KNOXVILLE, Tenn. (WATE) — With millions of people out of work due to the pandemic, scammers are targeting job seekers and many of those who fall victim end up providing the scammers with personal information.

We often report that people over 65 are most vulnerable to being conned, but it’s younger people who are more likely to fall victim to work scams. There are a number of scams aimed at those seeking jobs, many involve identity theft and payments using fake checks. The contact is primarily made by either email or text message. Victims report that they have applied for several jobs online, and often believe the contact is a result of those online efforts.
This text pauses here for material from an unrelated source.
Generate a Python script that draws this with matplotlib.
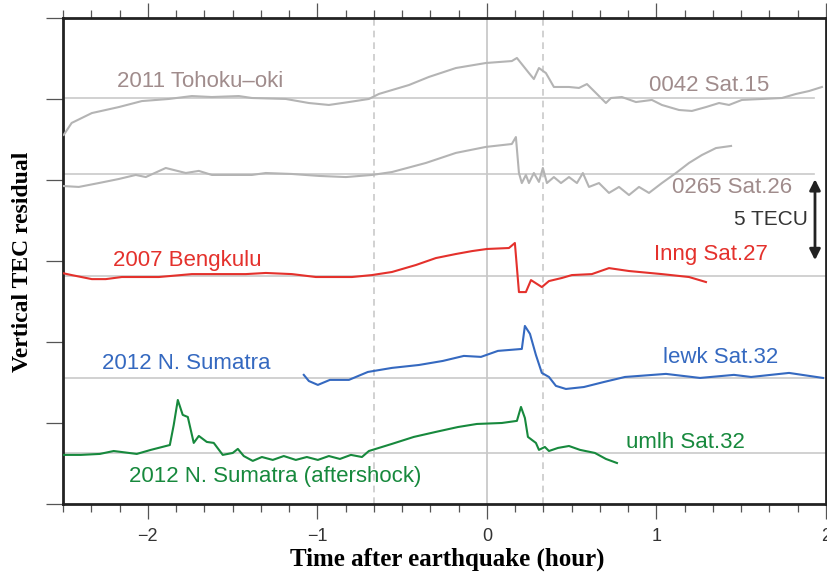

The Better Business Bureau reports that an estimated 14 million people are exposed to employment scams every year, the average loss is $1,000, and $2 billion is lost annually nationwide. In East Tennessee, more than 7,000 scams have been reported according to BBB.

“This is a Facebook, they got a Facebook ad, a 9 to 5 job, that says they can make over 10-thousand dollars a month. They ended up losing 98-hundred dollars,” said Tony Binkley with BBB. “So, if you see a job offer the best this to do is go to the company’s website and confirm that that job offer is real. Even some of the most famous job sites that are out there, Indeed, and things like that are reporting a lot of scams from their sites. So, you just have to make sure this job is real before you start giving out personal information.”

A recent study found that women accounted for 66.7% of job scam complaints. The age group most targeted at 28% are those between 25 and 34, 22% are age 35 to 44 and 17% are between 18 and 24.

“Studies show that 30% of the people, sometimes as high as 50%, give out their driver’s license and social security numbers to people they don’t even know. That’s all they want (the scammers). If they get that, they get access to your account,” said Binkley.

The BBB uses a site called Scam Tracker to collect information on scams. You can also report a scam on the website.

“A lot of this stuff truly is organized crime. It is organized crime from West Africa, it’s been well documented. This is real stuff. It is not somebody just trying to get a few hundred dollars, this is an organization this is trying to get thousands of dollars from you,” said Binkley.

In the BBB report, the largest number of victims believed that they were being hired by some of the countries biggest companies like Walmart or Amazon. Amazon states it has warnings about job scams using its name. Amazon says it posts all job opportunities at Amazon Jobs and does not require anyone to purchase equipment or pay initiation fees.

Walmart reports that all jobs it has available can be checked out at its website and advises any job seeker to only trust emails that are from If you are suspicious of an online job offer, go to either Google or visit Scam Tracker to check it out.